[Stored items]
** Start **

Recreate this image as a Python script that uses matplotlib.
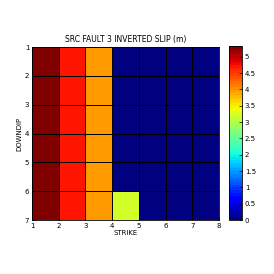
import numpy as np
import matplotlib.pyplot as plt

strike_edges = [1, 2, 3, 4, 5, 6, 7, 8]
dip_edges = [1, 2, 3, 4, 5, 6, 7]
# slip per subfault (rows = downdip 1..6, cols = strike 1..7)
slip = np.array([
    [5.33, 4.73, 3.94, 0, 0, 0, 0],
    [5.33, 4.73, 3.94, 0, 0, 0, 0],
    [5.33, 4.73, 3.94, 0, 0, 0, 0],
    [5.33, 4.73, 3.94, 0, 0, 0, 0],
    [5.33, 4.73, 3.94, 0, 0, 0, 0],
    [5.33, 4.73, 3.94, 3.22, 0, 0, 0],
])
cbar_ticks = [0, 0.5, 1, 1.5, 2, 2.5, 3, 3.5, 4, 4.5, 5]

fig = plt.figure(figsize=(2.74, 2.74), dpi=100)
ax = fig.add_axes([0.117, 0.197, 0.682, 0.631])
cax = fig.add_axes([0.836, 0.197, 0.047, 0.635])

mesh = ax.pcolormesh(strike_edges, dip_edges, slip, cmap=plt.get_cmap('jet', 64),
                     vmin=0, vmax=slip.max(), edgecolors='black', linewidth=0.5)
ax.set_xlim(1, 8)
ax.set_ylim(7, 1)
ax.set_xticks(strike_edges)
ax.set_yticks(dip_edges)
ax.tick_params(direction='in', labelsize=5, length=2, width=0.5, pad=2)
ax.set_xlabel('STRIKE', fontsize=5, labelpad=1)
ax.set_ylabel('DOWNDIP', fontsize=5, labelpad=2)
ax.set_title('SRC FAULT 3 INVERTED SLIP (m)', fontsize=5.5, pad=4)
for s in ax.spines.values():
    s.set_linewidth(0.6)

cb = fig.colorbar(mesh, cax=cax, ticks=cbar_ticks)
cb.ax.set_yticklabels(['0', '0.5', '1', '1.5', '2', '2.5', '3', '3.5', '4', '4.5', '5'])
cb.ax.tick_params(direction='in', labelsize=5, length=2, width=0.5, pad=2)
cb.outline.set_linewidth(0.6)

fig.savefig('out.png', dpi=100)
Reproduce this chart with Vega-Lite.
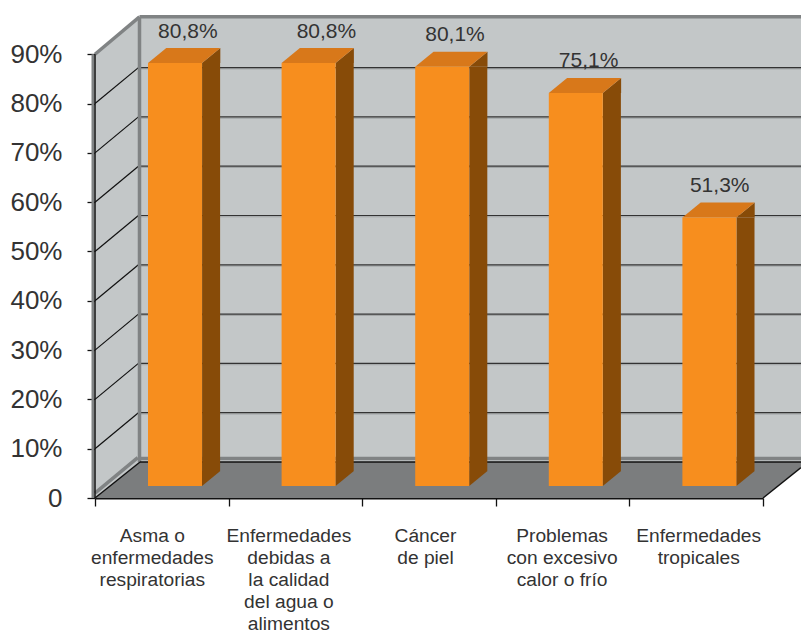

** End **

**Required task:**
Filter the records above for lines containing the word "this", and copy those lines.

**Full output:**
Recreate this image as a Python script that uses matplotlib.
Reproduce this chart with Vega-Lite.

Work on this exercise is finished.